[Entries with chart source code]
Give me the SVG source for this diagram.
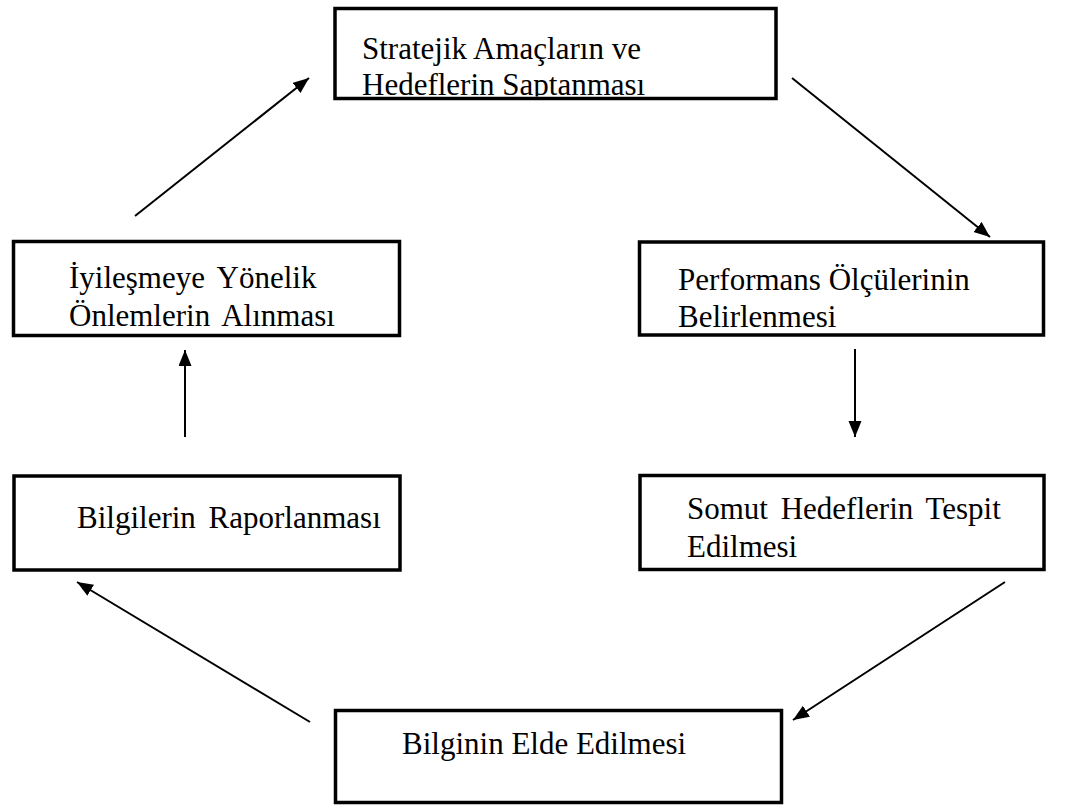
<svg xmlns="http://www.w3.org/2000/svg" width="1086" height="807" viewBox="0 0 1086 807">
  <style>
    .box { fill: #ffffff; stroke: #000000; stroke-width: 3.5; }
    .label { font-family: "Liberation Serif", "Times New Roman", serif; font-size: 31px; fill: #000000; }
    .wide { word-spacing: 5px; }
    .flow { stroke: #000000; stroke-width: 2; fill: none; marker-end: url(#head); }
  </style>
  <defs>
    <marker id="head" markerUnits="userSpaceOnUse" markerWidth="18" markerHeight="14" refX="16" refY="6.5" orient="auto">
      <path d="M0,0 L16,6.5 L0,13 z" fill="#000000"/>
    </marker>
    <!-- the second line of the top box runs into its lower edge and is cut there -->
    <clipPath id="clip-top">
      <rect x="337" y="10" width="437" height="86.5"/>
    </clipPath>
  </defs>
  <rect width="1086" height="807" fill="#ffffff"/>

  <g id="node-stratejik">
    <rect class="box" x="335" y="8.5" width="441" height="90"/>
    <g clip-path="url(#clip-top)">
      <text class="label" x="362" y="59">Stratejik Amaçların ve</text>
      <text class="label" x="362" y="95">Hedeflerin Saptanması</text>
    </g>
  </g>

  <g id="node-performans">
    <rect class="box" x="639.5" y="242" width="404" height="93"/>
    <text class="label" x="678" y="290">Performans Ölçülerinin</text>
    <text class="label" x="678" y="327">Belirlenmesi</text>
  </g>

  <g id="node-somut">
    <rect class="box" x="640" y="475.5" width="404" height="94"/>
    <text class="label wide" x="687" y="519">Somut Hedeflerin Tespit</text>
    <text class="label" x="687" y="557">Edilmesi</text>
  </g>

  <g id="node-bilginin">
    <rect class="box" x="335.5" y="710.5" width="446" height="92"/>
    <text class="label" x="402" y="754">Bilginin Elde Edilmesi</text>
  </g>

  <g id="node-raporlanmasi">
    <rect class="box" x="14" y="476" width="386" height="94"/>
    <text class="label wide" x="77" y="528">Bilgilerin Raporlanması</text>
  </g>

  <g id="node-iyilesme">
    <rect class="box" x="13.5" y="241.5" width="386" height="94"/>
    <text class="label wide" x="69" y="288">İyileşmeye Yönelik</text>
    <text class="label wide" x="69" y="326">Önlemlerin Alınması</text>
  </g>

  <g id="connectors">
    <line class="flow" x1="792" y1="78" x2="990" y2="237"/>
    <line class="flow" x1="855" y1="349" x2="855" y2="437"/>
    <line class="flow" x1="1005" y1="582" x2="793" y2="720"/>
    <line class="flow" x1="310" y1="722" x2="77" y2="582"/>
    <line class="flow" x1="185" y1="437" x2="185" y2="350"/>
    <line class="flow" x1="135" y1="216" x2="309" y2="78"/>
  </g>
</svg>
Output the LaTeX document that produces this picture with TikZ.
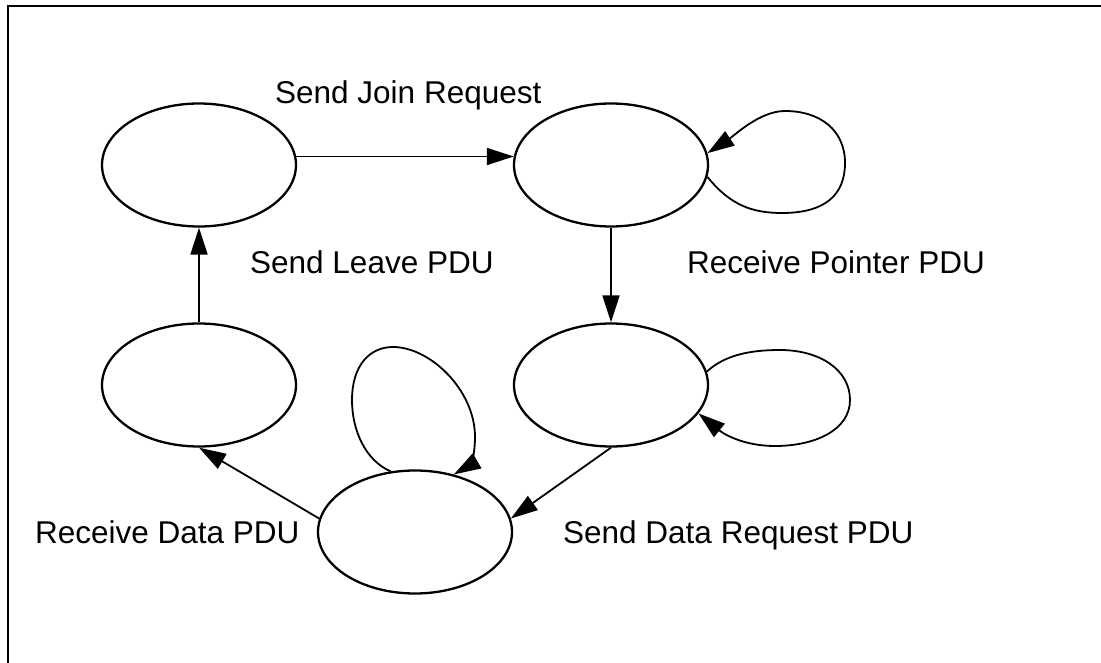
\documentclass[tikz,border=0pt]{standalone}
\usepackage{fontspec}
\setmainfont{Liberation Sans}
\usetikzlibrary{shapes.geometric,arrows.meta}
\begin{document}
\begin{tikzpicture}[x=1pt,y=-1pt,
  state/.style={draw,ellipse,line width=2.3pt,minimum width=194pt,minimum height=123pt,inner sep=0pt},
  conn/.style={line width=1.8pt,-{Triangle[length=27pt,width=17pt]}},
  lbl/.style={font=\fontsize{31.5}{36}\selectfont,inner sep=0pt,anchor=base west}]
\useasboundingbox (0,0) rectangle (1101,663);
\draw[line width=2.2pt] (8,663) -- (8,6) -- (1101,6);

\node[state] (e1) at (199,165) {};
\node[state] (e2) at (611,165) {};
\node[state] (e3) at (611,385) {};
\node[state] (e4) at (199,385) {};
\node[state] (e5) at (415,532) {};

\draw[conn] (e1.5) -- (e2.175);
\draw[conn] (e2.south) -- (e3.north);
\draw[conn] (e3.south) -- (e5.8);
\draw[conn] (e5.172) -- (e4.south);
\draw[conn] (e4.north) -- (e1.south);

\draw[conn] (e2.-7) .. controls (730,205) and (752,213) .. (782,213)
  .. controls (825,213) and (845,195) .. (845,163)
  .. controls (845,130) and (820,111) .. (785,111)
  .. controls (760,111) and (735,135) .. (e2.7);
\draw[conn] (e3.8) .. controls (725,355) and (750,350) .. (780,350)
  .. controls (820,350) and (850,370) .. (850,400)
  .. controls (850,430) and (815,446) .. (775,446)
  .. controls (745,446) and (725,435) .. (e3.-18);
\draw[conn] (e5.112) .. controls (365,460) and (352,430) .. (352,400)
  .. controls (352,365) and (370,347) .. (393,347)
  .. controls (430,347) and (475,390) .. (475,437)
  .. controls (475,455) and (470,465) .. (e5.56);

\node[lbl] (l1) at (275,104) {Send Join Request};
\node[lbl] (l2) at (250,274) {Send Leave PDU};
\node[lbl] (l3) at (687,274) {Receive Pointer PDU};
\node[lbl] (l4) at (35,543) {Receive Data PDU};
\node[lbl] (l5) at (563,543) {Send Data Request PDU};
\end{tikzpicture}
\end{document}
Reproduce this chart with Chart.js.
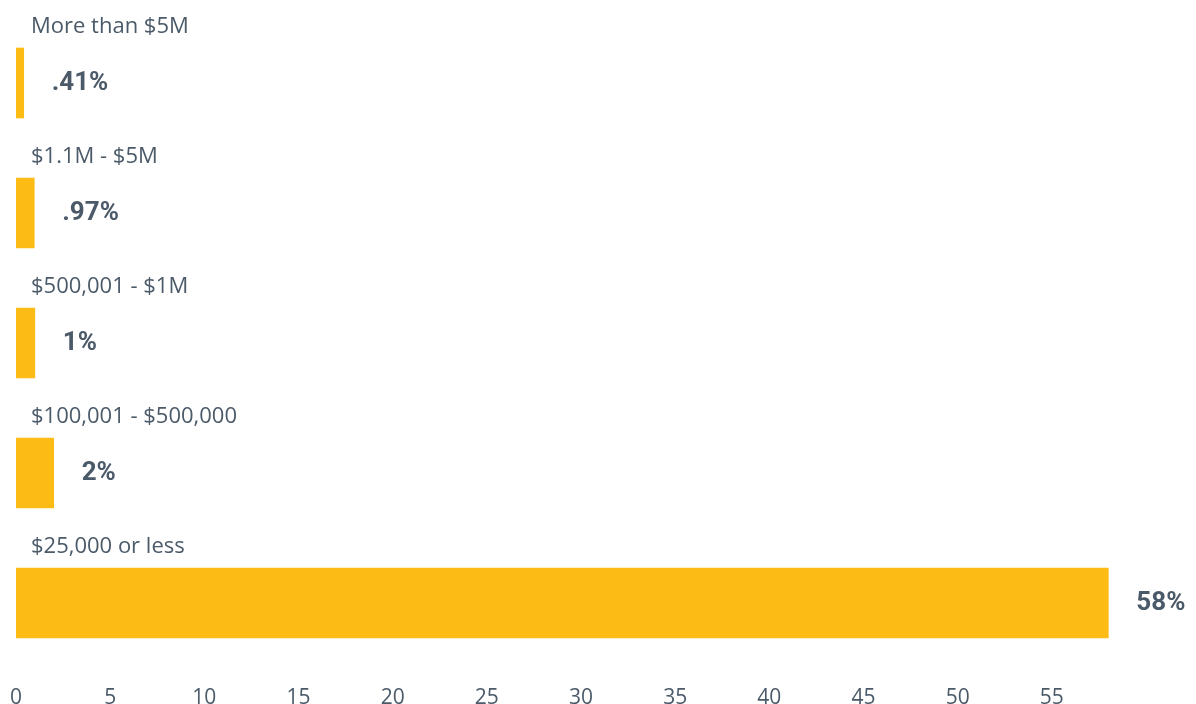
<!DOCTYPE html>
<html>
<head>
<meta charset="utf-8">
<script src="https://cdn.jsdelivr.net/npm/chart.js@4"></script>
<style>
  html, body { margin: 0; padding: 0; background: #fff; }
  .chart-container { width: 1196px; height: 704px; position: relative; }
</style>
</head>
<body>
<div class="chart-container">
  <canvas id="donationChart" width="1196" height="704"></canvas>
</div>
<script>
// Donation size brackets, top to bottom
const categories = ['More than $5M', '$1.1M - $5M', '$500,001 - $1M', '$100,001 - $500,000', '$25,000 or less'];
const shares = [0.41, 0.97, 1, 2, 58];
const shareLabels = ['.41%', '.97%', '1%', '2%', '58%'];
const xTicks = [0, 5, 10, 15, 20, 25, 30, 35, 40, 45, 50, 55];

const textColor = '#4b5a69';
const barColor = '#fcbc15';

// Writes the bracket name above each bar and the share to the right of it
const barLabels = {
    id: 'barLabels',
    afterDatasetsDraw(chart) {
        const ctx = chart.ctx;
        const meta = chart.getDatasetMeta(0);
        const left = chart.chartArea.left;
        ctx.save();
        meta.data.forEach((bar, i) => {
            const top = bar.y - bar.height / 2;
            ctx.fillStyle = textColor;
            ctx.font = '22px "Open Sans"';
            ctx.textAlign = 'left';
            ctx.textBaseline = 'alphabetic';
            ctx.fillText(categories[i], left + 15, top - 15);

            ctx.font = 'bold 26px Roboto';
            ctx.textBaseline = 'middle';
            ctx.fillText(shareLabels[i], bar.x + 28, bar.y);
        });
        ctx.restore();
    }
};

const ctx = document.getElementById('donationChart').getContext('2d');
new Chart(ctx, {
    type: 'bar',
    data: {
        labels: categories,
        datasets: [{
            data: shares,
            backgroundColor: barColor,
            borderWidth: 0,
            barThickness: 70
        }]
    },
    options: {
        indexAxis: 'y',
        responsive: false,
        animation: false,
        layout: {
            padding: { left: 16, right: 50, top: 18, bottom: 0 }
        },
        plugins: {
            legend: { display: false },
            tooltip: { enabled: false }
        },
        scales: {
            x: {
                min: 0,
                max: 60,
                grid: { display: false, drawTicks: false },
                border: { display: false },
                afterBuildTicks(axis) {
                    axis.ticks = xTicks.map(v => ({ value: v }));
                },
                afterFit(axis) {
                    axis.height = 36;
                    axis.paddingLeft = 0;
                    axis.paddingRight = 0;
                },
                ticks: {
                    color: textColor,
                    padding: 17,
                    maxRotation: 0,
                    font: { family: 'Open Sans', size: 21 }
                }
            },
            y: {
                display: false,
                grid: { display: false }
            }
        }
    },
    plugins: [barLabels]
});
</script>
</body>
</html>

■ Requirement
Copy everything in the records above except the pictures, exactly as written.

■ Expected answer
Give me the SVG source for this diagram.
<svg xmlns="http://www.w3.org/2000/svg" width="1086" height="807" viewBox="0 0 1086 807">
  <style>
    .box { fill: #ffffff; stroke: #000000; stroke-width: 3.5; }
    .label { font-family: "Liberation Serif", "Times New Roman", serif; font-size: 31px; fill: #000000; }
    .wide { word-spacing: 5px; }
    .flow { stroke: #000000; stroke-width: 2; fill: none; marker-end: url(#head); }
  </style>
  <defs>
    <marker id="head" markerUnits="userSpaceOnUse" markerWidth="18" markerHeight="14" refX="16" refY="6.5" orient="auto">
      <path d="M0,0 L16,6.5 L0,13 z" fill="#000000"/>
    </marker>
    <!-- the second line of the top box runs into its lower edge and is cut there -->
    <clipPath id="clip-top">
      <rect x="337" y="10" width="437" height="86.5"/>
    </clipPath>
  </defs>
  <rect width="1086" height="807" fill="#ffffff"/>

  <g id="node-stratejik">
    <rect class="box" x="335" y="8.5" width="441" height="90"/>
    <g clip-path="url(#clip-top)">
      <text class="label" x="362" y="59">Stratejik Amaçların ve</text>
      <text class="label" x="362" y="95">Hedeflerin Saptanması</text>
    </g>
  </g>

  <g id="node-performans">
    <rect class="box" x="639.5" y="242" width="404" height="93"/>
    <text class="label" x="678" y="290">Performans Ölçülerinin</text>
    <text class="label" x="678" y="327">Belirlenmesi</text>
  </g>

  <g id="node-somut">
    <rect class="box" x="640" y="475.5" width="404" height="94"/>
    <text class="label wide" x="687" y="519">Somut Hedeflerin Tespit</text>
    <text class="label" x="687" y="557">Edilmesi</text>
  </g>

  <g id="node-bilginin">
    <rect class="box" x="335.5" y="710.5" width="446" height="92"/>
    <text class="label" x="402" y="754">Bilginin Elde Edilmesi</text>
  </g>

  <g id="node-raporlanmasi">
    <rect class="box" x="14" y="476" width="386" height="94"/>
    <text class="label wide" x="77" y="528">Bilgilerin Raporlanması</text>
  </g>

  <g id="node-iyilesme">
    <rect class="box" x="13.5" y="241.5" width="386" height="94"/>
    <text class="label wide" x="69" y="288">İyileşmeye Yönelik</text>
    <text class="label wide" x="69" y="326">Önlemlerin Alınması</text>
  </g>

  <g id="connectors">
    <line class="flow" x1="792" y1="78" x2="990" y2="237"/>
    <line class="flow" x1="855" y1="349" x2="855" y2="437"/>
    <line class="flow" x1="1005" y1="582" x2="793" y2="720"/>
    <line class="flow" x1="310" y1="722" x2="77" y2="582"/>
    <line class="flow" x1="185" y1="437" x2="185" y2="350"/>
    <line class="flow" x1="135" y1="216" x2="309" y2="78"/>
  </g>
</svg>
Output the LaTeX document that produces this picture with TikZ.
\documentclass[tikz,border=0pt]{standalone}
\usepackage{fontspec}
\setmainfont{Liberation Sans}
\usetikzlibrary{shapes.geometric,arrows.meta}
\begin{document}
\begin{tikzpicture}[x=1pt,y=-1pt,
  state/.style={draw,ellipse,line width=2.3pt,minimum width=194pt,minimum height=123pt,inner sep=0pt},
  conn/.style={line width=1.8pt,-{Triangle[length=27pt,width=17pt]}},
  lbl/.style={font=\fontsize{31.5}{36}\selectfont,inner sep=0pt,anchor=base west}]
\useasboundingbox (0,0) rectangle (1101,663);
\draw[line width=2.2pt] (8,663) -- (8,6) -- (1101,6);

\node[state] (e1) at (199,165) {};
\node[state] (e2) at (611,165) {};
\node[state] (e3) at (611,385) {};
\node[state] (e4) at (199,385) {};
\node[state] (e5) at (415,532) {};

\draw[conn] (e1.5) -- (e2.175);
\draw[conn] (e2.south) -- (e3.north);
\draw[conn] (e3.south) -- (e5.8);
\draw[conn] (e5.172) -- (e4.south);
\draw[conn] (e4.north) -- (e1.south);

\draw[conn] (e2.-7) .. controls (730,205) and (752,213) .. (782,213)
  .. controls (825,213) and (845,195) .. (845,163)
  .. controls (845,130) and (820,111) .. (785,111)
  .. controls (760,111) and (735,135) .. (e2.7);
\draw[conn] (e3.8) .. controls (725,355) and (750,350) .. (780,350)
  .. controls (820,350) and (850,370) .. (850,400)
  .. controls (850,430) and (815,446) .. (775,446)
  .. controls (745,446) and (725,435) .. (e3.-18);
\draw[conn] (e5.112) .. controls (365,460) and (352,430) .. (352,400)
  .. controls (352,365) and (370,347) .. (393,347)
  .. controls (430,347) and (475,390) .. (475,437)
  .. controls (475,455) and (470,465) .. (e5.56);

\node[lbl] (l1) at (275,104) {Send Join Request};
\node[lbl] (l2) at (250,274) {Send Leave PDU};
\node[lbl] (l3) at (687,274) {Receive Pointer PDU};
\node[lbl] (l4) at (35,543) {Receive Data PDU};
\node[lbl] (l5) at (563,543) {Send Data Request PDU};
\end{tikzpicture}
\end{document}
Reproduce this chart with Chart.js.
<!DOCTYPE html>
<html>
<head>
<meta charset="utf-8">
<script src="https://cdn.jsdelivr.net/npm/chart.js@4"></script>
<style>
  html, body { margin: 0; padding: 0; background: #fff; }
  .chart-container { width: 1196px; height: 704px; position: relative; }
</style>
</head>
<body>
<div class="chart-container">
  <canvas id="donationChart" width="1196" height="704"></canvas>
</div>
<script>
// Donation size brackets, top to bottom
const categories = ['More than $5M', '$1.1M - $5M', '$500,001 - $1M', '$100,001 - $500,000', '$25,000 or less'];
const shares = [0.41, 0.97, 1, 2, 58];
const shareLabels = ['.41%', '.97%', '1%', '2%', '58%'];
const xTicks = [0, 5, 10, 15, 20, 25, 30, 35, 40, 45, 50, 55];

const textColor = '#4b5a69';
const barColor = '#fcbc15';

// Writes the bracket name above each bar and the share to the right of it
const barLabels = {
    id: 'barLabels',
    afterDatasetsDraw(chart) {
        const ctx = chart.ctx;
        const meta = chart.getDatasetMeta(0);
        const left = chart.chartArea.left;
        ctx.save();
        meta.data.forEach((bar, i) => {
            const top = bar.y - bar.height / 2;
            ctx.fillStyle = textColor;
            ctx.font = '22px "Open Sans"';
            ctx.textAlign = 'left';
            ctx.textBaseline = 'alphabetic';
            ctx.fillText(categories[i], left + 15, top - 15);

            ctx.font = 'bold 26px Roboto';
            ctx.textBaseline = 'middle';
            ctx.fillText(shareLabels[i], bar.x + 28, bar.y);
        });
        ctx.restore();
    }
};

const ctx = document.getElementById('donationChart').getContext('2d');
new Chart(ctx, {
    type: 'bar',
    data: {
        labels: categories,
        datasets: [{
            data: shares,
            backgroundColor: barColor,
            borderWidth: 0,
            barThickness: 70
        }]
    },
    options: {
        indexAxis: 'y',
        responsive: false,
        animation: false,
        layout: {
            padding: { left: 16, right: 50, top: 18, bottom: 0 }
        },
        plugins: {
            legend: { display: false },
            tooltip: { enabled: false }
        },
        scales: {
            x: {
                min: 0,
                max: 60,
                grid: { display: false, drawTicks: false },
                border: { display: false },
                afterBuildTicks(axis) {
                    axis.ticks = xTicks.map(v => ({ value: v }));
                },
                afterFit(axis) {
                    axis.height = 36;
                    axis.paddingLeft = 0;
                    axis.paddingRight = 0;
                },
                ticks: {
                    color: textColor,
                    padding: 17,
                    maxRotation: 0,
                    font: { family: 'Open Sans', size: 21 }
                }
            },
            y: {
                display: false,
                grid: { display: false }
            }
        }
    },
    plugins: [barLabels]
});
</script>
</body>
</html>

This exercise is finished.